* Exercise: With the pictures left out, copy the listing below exactly.
· · · ·
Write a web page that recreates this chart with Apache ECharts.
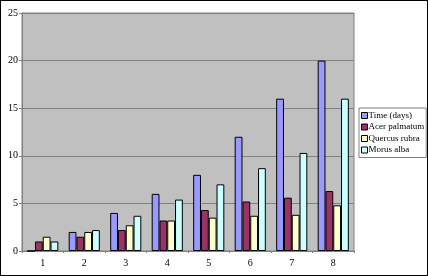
<!DOCTYPE html>
<html><head><meta charset="utf-8">
<script src="https://cdn.jsdelivr.net/npm/echarts@6/dist/echarts.min.js"></script>
<style>
html,body{margin:0;padding:0;background:#fff;}
#c{width:428px;height:276px;box-sizing:border-box;border:1px solid #000;}
</style></head><body>
<div id="c"></div>
<script>
const categories = ['1','2','3','4','5','6','7','8'];
const timeDays = [0, 2, 4, 6, 8, 12, 16, 20];
const acerPalmatum = [1, 1.5, 2.2, 3.2, 4.3, 5.2, 5.6, 6.3];
const quercusRubra = [1.5, 2, 2.7, 3.2, 3.5, 3.7, 3.8, 4.8];
const morusAlba = [1, 2.2, 3.7, 5.4, 7.0, 8.7, 10.3, 16];
const seriesNames = ['Time (days)', 'Acer palmatum', 'Quercus rubra', 'Morus alba'];
const colors = ['#9999FF', '#993366', '#FFFFCC', '#CCFFFF'];

const chart = echarts.init(document.getElementById('c'), null, {renderer: 'canvas'});
const font = '"Liberation Serif", "Times New Roman", serif';
const data = [timeDays, acerPalmatum, quercusRubra, morusAlba];
chart.setOption({
  animation: false,
  textStyle: {fontFamily: font},
  grid: {left: 21, top: 12, right: 73, bottom: 24, show: true, backgroundColor: '#C0C0C0', borderColor: '#808080', borderWidth: 1},
  legend: {
    orient: 'vertical', left: 358, top: 107,
    data: seriesNames,
    icon: 'rect', itemWidth: 6, itemHeight: 6, itemGap: 0.5,
    padding: [2, 2, 2, 2],
    borderColor: '#808080', borderWidth: 1,
    textStyle: {fontFamily: font, fontSize: 9, color: '#000', padding: [0, 0, 0, -4], lineHeight: 11},
    itemStyle: {borderColor: '#000', borderWidth: 1}
  },
  xAxis: {
    type: 'category', data: categories,
    axisLine: {lineStyle: {color: '#808080'}},
    axisTick: {show: true, alignWithLabel: false, length: 2, lineStyle: {color: '#808080'}},
    axisLabel: {fontFamily: font, fontSize: 10, color: '#000', margin: 7},
    splitLine: {show: false}
  },
  yAxis: {
    type: 'value', min: 0, max: 25, interval: 5,
    axisLine: {show: true, lineStyle: {color: '#808080'}},
    axisTick: {show: true, length: 3, lineStyle: {color: '#808080'}},
    axisLabel: {fontFamily: font, fontSize: 10, color: '#000', margin: 4},
    splitLine: {lineStyle: {color: '#808080', width: 1}}
  },
  series: seriesNames.map((n, i) => ({
    name: n, type: 'bar', data: data[i],
    barGap: '0%', barCategoryGap: '25%',
    itemStyle: {color: colors[i], borderColor: '#000', borderWidth: 1}
  }))
});
</script>
</body></html>
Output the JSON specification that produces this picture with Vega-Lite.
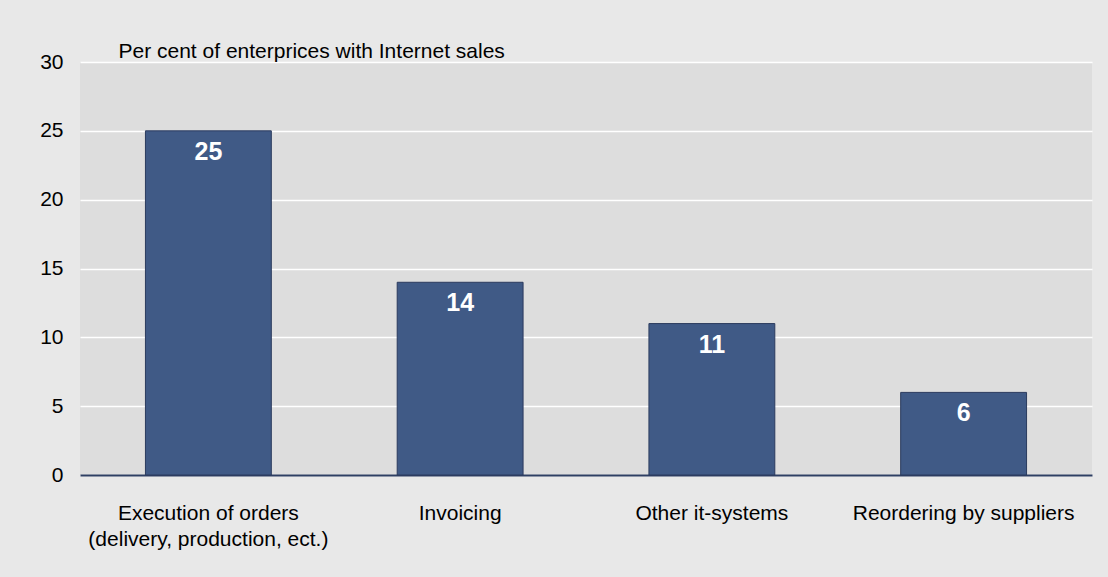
{
  "$schema": "https://vega.github.io/schema/vega-lite/v6.json",
  "autosize": {"type": "none"},
  "width": 1012,
  "height": 413,
  "padding": {"left": 80, "top": 62, "right": 16, "bottom": 102},
  "background": "#e8e8e8",
  "config": {
    "font": "Liberation Sans",
    "view": {"fill": "#dddddd", "stroke": null}
  },
  "data": {
    "values": [
      {"category": "Execution of orders|(delivery, production, ect.)", "value": 25},
      {"category": "Invoicing", "value": 14},
      {"category": "Other it-systems", "value": 11},
      {"category": "Reordering by suppliers", "value": 6}
    ]
  },
  "encoding": {
    "x": {
      "field": "category",
      "type": "nominal",
      "sort": null,
      "scale": {"paddingInner": 0.5, "paddingOuter": 0.26},
      "axis": {
        "title": null,
        "labelAngle": 0,
        "labelFontSize": 21,
        "labelColor": "#000000",
        "labelPadding": 27,
        "labelLineHeight": 26,
        "labelLimit": 0,
        "labelExpr": "split(datum.label, '|')",
        "ticks": false,
        "domainColor": "#2e3f63",
        "domainWidth": 2
      }
    },
    "y": {
      "field": "value",
      "type": "quantitative",
      "scale": {"domain": [0, 30]},
      "axis": {
        "values": [0, 5, 10, 15, 20, 25, 30],
        "title": "Per cent of enterprices with Internet sales",
        "titleAngle": 0,
        "titleAlign": "left",
        "titleBaseline": "alphabetic",
        "titleX": 38,
        "titleY": -5,
        "titleFontSize": 21,
        "titleFontWeight": "normal",
        "titleColor": "#000000",
        "labelFontSize": 21,
        "labelColor": "#000000",
        "labelPadding": 17,
        "ticks": false,
        "domain": false,
        "grid": true,
        "gridColor": "#ffffff",
        "gridWidth": 1.5
      }
    }
  },
  "layer": [
    {
      "mark": {"type": "bar", "color": "#405a86", "stroke": "#2b3b5e", "strokeWidth": 1}
    },
    {
      "mark": {"type": "text", "baseline": "top", "dy": 9, "fontSize": 25, "fontWeight": "bold", "color": "#ffffff"},
      "encoding": {"text": {"field": "value", "type": "quantitative"}}
    }
  ]
}
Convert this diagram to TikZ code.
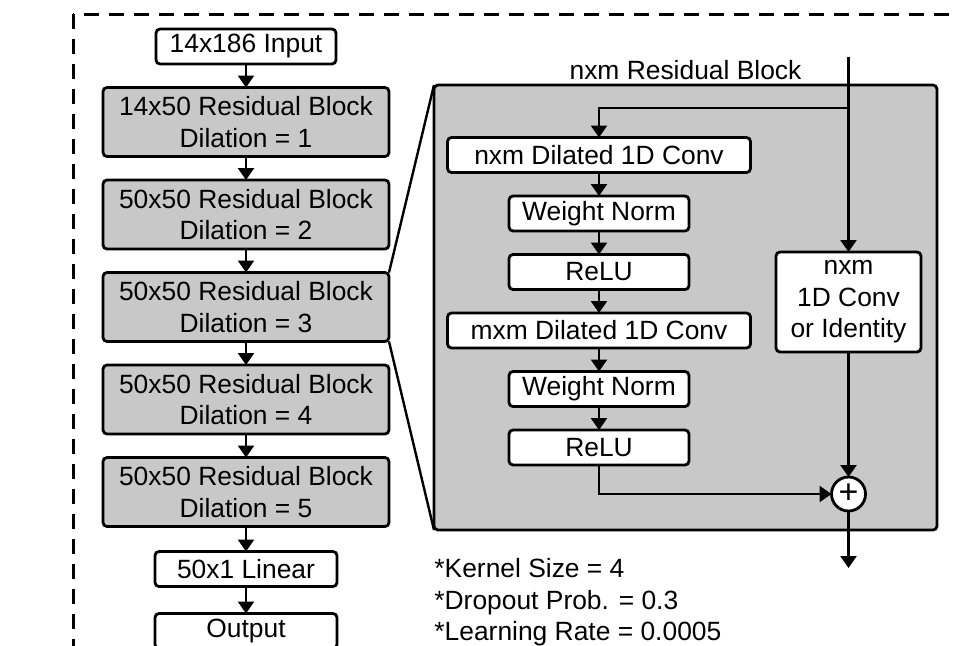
· · · ·
* Output:
Write a web page that recreates this chart with Apache ECharts.
<!DOCTYPE html>
<html><head><meta charset="utf-8">
<script src="https://cdn.jsdelivr.net/npm/echarts@6/dist/echarts.min.js"></script>
<style>
html,body{margin:0;padding:0;background:#fff;}
#c{width:428px;height:276px;box-sizing:border-box;border:1px solid #000;}
</style></head><body>
<div id="c"></div>
<script>
const categories = ['1','2','3','4','5','6','7','8'];
const timeDays = [0, 2, 4, 6, 8, 12, 16, 20];
const acerPalmatum = [1, 1.5, 2.2, 3.2, 4.3, 5.2, 5.6, 6.3];
const quercusRubra = [1.5, 2, 2.7, 3.2, 3.5, 3.7, 3.8, 4.8];
const morusAlba = [1, 2.2, 3.7, 5.4, 7.0, 8.7, 10.3, 16];
const seriesNames = ['Time (days)', 'Acer palmatum', 'Quercus rubra', 'Morus alba'];
const colors = ['#9999FF', '#993366', '#FFFFCC', '#CCFFFF'];

const chart = echarts.init(document.getElementById('c'), null, {renderer: 'canvas'});
const font = '"Liberation Serif", "Times New Roman", serif';
const data = [timeDays, acerPalmatum, quercusRubra, morusAlba];
chart.setOption({
  animation: false,
  textStyle: {fontFamily: font},
  grid: {left: 21, top: 12, right: 73, bottom: 24, show: true, backgroundColor: '#C0C0C0', borderColor: '#808080', borderWidth: 1},
  legend: {
    orient: 'vertical', left: 358, top: 107,
    data: seriesNames,
    icon: 'rect', itemWidth: 6, itemHeight: 6, itemGap: 0.5,
    padding: [2, 2, 2, 2],
    borderColor: '#808080', borderWidth: 1,
    textStyle: {fontFamily: font, fontSize: 9, color: '#000', padding: [0, 0, 0, -4], lineHeight: 11},
    itemStyle: {borderColor: '#000', borderWidth: 1}
  },
  xAxis: {
    type: 'category', data: categories,
    axisLine: {lineStyle: {color: '#808080'}},
    axisTick: {show: true, alignWithLabel: false, length: 2, lineStyle: {color: '#808080'}},
    axisLabel: {fontFamily: font, fontSize: 10, color: '#000', margin: 7},
    splitLine: {show: false}
  },
  yAxis: {
    type: 'value', min: 0, max: 25, interval: 5,
    axisLine: {show: true, lineStyle: {color: '#808080'}},
    axisTick: {show: true, length: 3, lineStyle: {color: '#808080'}},
    axisLabel: {fontFamily: font, fontSize: 10, color: '#000', margin: 4},
    splitLine: {lineStyle: {color: '#808080', width: 1}}
  },
  series: seriesNames.map((n, i) => ({
    name: n, type: 'bar', data: data[i],
    barGap: '0%', barCategoryGap: '25%',
    itemStyle: {color: colors[i], borderColor: '#000', borderWidth: 1}
  }))
});
</script>
</body></html>
Output the JSON specification that produces this picture with Vega-Lite.
{
  "$schema": "https://vega.github.io/schema/vega-lite/v6.json",
  "autosize": {"type": "none"},
  "width": 1012,
  "height": 413,
  "padding": {"left": 80, "top": 62, "right": 16, "bottom": 102},
  "background": "#e8e8e8",
  "config": {
    "font": "Liberation Sans",
    "view": {"fill": "#dddddd", "stroke": null}
  },
  "data": {
    "values": [
      {"category": "Execution of orders|(delivery, production, ect.)", "value": 25},
      {"category": "Invoicing", "value": 14},
      {"category": "Other it-systems", "value": 11},
      {"category": "Reordering by suppliers", "value": 6}
    ]
  },
  "encoding": {
    "x": {
      "field": "category",
      "type": "nominal",
      "sort": null,
      "scale": {"paddingInner": 0.5, "paddingOuter": 0.26},
      "axis": {
        "title": null,
        "labelAngle": 0,
        "labelFontSize": 21,
        "labelColor": "#000000",
        "labelPadding": 27,
        "labelLineHeight": 26,
        "labelLimit": 0,
        "labelExpr": "split(datum.label, '|')",
        "ticks": false,
        "domainColor": "#2e3f63",
        "domainWidth": 2
      }
    },
    "y": {
      "field": "value",
      "type": "quantitative",
      "scale": {"domain": [0, 30]},
      "axis": {
        "values": [0, 5, 10, 15, 20, 25, 30],
        "title": "Per cent of enterprices with Internet sales",
        "titleAngle": 0,
        "titleAlign": "left",
        "titleBaseline": "alphabetic",
        "titleX": 38,
        "titleY": -5,
        "titleFontSize": 21,
        "titleFontWeight": "normal",
        "titleColor": "#000000",
        "labelFontSize": 21,
        "labelColor": "#000000",
        "labelPadding": 17,
        "ticks": false,
        "domain": false,
        "grid": true,
        "gridColor": "#ffffff",
        "gridWidth": 1.5
      }
    }
  },
  "layer": [
    {
      "mark": {"type": "bar", "color": "#405a86", "stroke": "#2b3b5e", "strokeWidth": 1}
    },
    {
      "mark": {"type": "text", "baseline": "top", "dy": 9, "fontSize": 25, "fontWeight": "bold", "color": "#ffffff"},
      "encoding": {"text": {"field": "value", "type": "quantitative"}}
    }
  ]
}
Convert this diagram to TikZ code.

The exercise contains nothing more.